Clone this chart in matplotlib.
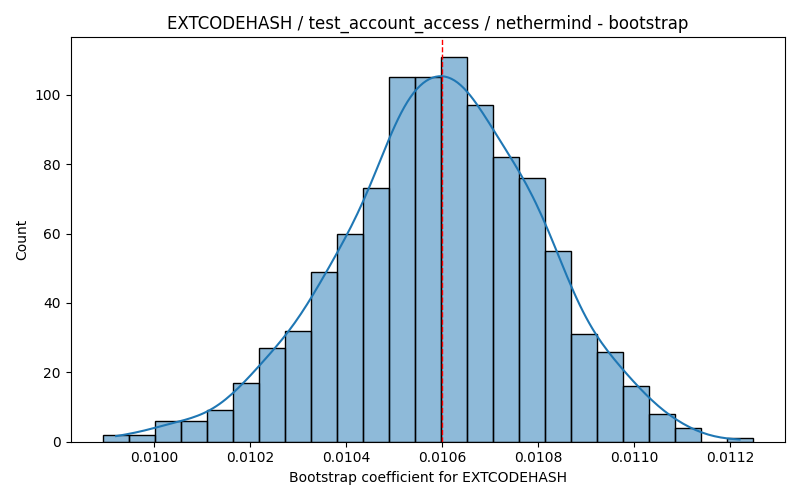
import numpy as np
import matplotlib
matplotlib.use("Agg")
import matplotlib.pyplot as plt
import seaborn as sns

# histogram counts (25 bins)
counts = [2, 2, 6, 6, 9, 17, 27, 32, 49, 60, 73, 105, 105,
          111, 97, 82, 76, 55, 31, 26, 16, 8, 4, 0, 1]
bin_lo = 0.009894
bin_hi = 0.011247
center_value = 0.01060

title = "EXTCODEHASH / test_account_access / nethermind - bootstrap"
xlabel = "Bootstrap coefficient for EXTCODEHASH"

edges = np.linspace(bin_lo, bin_hi, len(counts) + 1)
centers = (edges[:-1] + edges[1:]) / 2
samples = np.repeat(centers, counts)

fig, ax = plt.subplots(figsize=(8, 5), dpi=100)
sns.histplot(x=samples, bins=edges, kde=True, ax=ax)
ax.axvline(center_value, color="red", linestyle="--", linewidth=1)

ax.set_title(title)
ax.set_xlabel(xlabel)
ax.set_ylabel("Count")
ax.xaxis.set_major_formatter(matplotlib.ticker.FormatStrFormatter("%.4f"))

plt.tight_layout()
plt.savefig("out.png")
plt.close()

> [THE REQUEST]: All of the material above needs to be restated exactly, with no pictures.

> [FINAL ANSWER]:
Clone this chart in matplotlib.
import numpy as np
import matplotlib
matplotlib.use("Agg")
import matplotlib.pyplot as plt
import seaborn as sns

# histogram counts (25 bins)
counts = [2, 2, 6, 6, 9, 17, 27, 32, 49, 60, 73, 105, 105,
          111, 97, 82, 76, 55, 31, 26, 16, 8, 4, 0, 1]
bin_lo = 0.009894
bin_hi = 0.011247
center_value = 0.01060

title = "EXTCODEHASH / test_account_access / nethermind - bootstrap"
xlabel = "Bootstrap coefficient for EXTCODEHASH"

edges = np.linspace(bin_lo, bin_hi, len(counts) + 1)
centers = (edges[:-1] + edges[1:]) / 2
samples = np.repeat(centers, counts)

fig, ax = plt.subplots(figsize=(8, 5), dpi=100)
sns.histplot(x=samples, bins=edges, kde=True, ax=ax)
ax.axvline(center_value, color="red", linestyle="--", linewidth=1)

ax.set_title(title)
ax.set_xlabel(xlabel)
ax.set_ylabel("Count")
ax.xaxis.set_major_formatter(matplotlib.ticker.FormatStrFormatter("%.4f"))

plt.tight_layout()
plt.savefig("out.png")
plt.close()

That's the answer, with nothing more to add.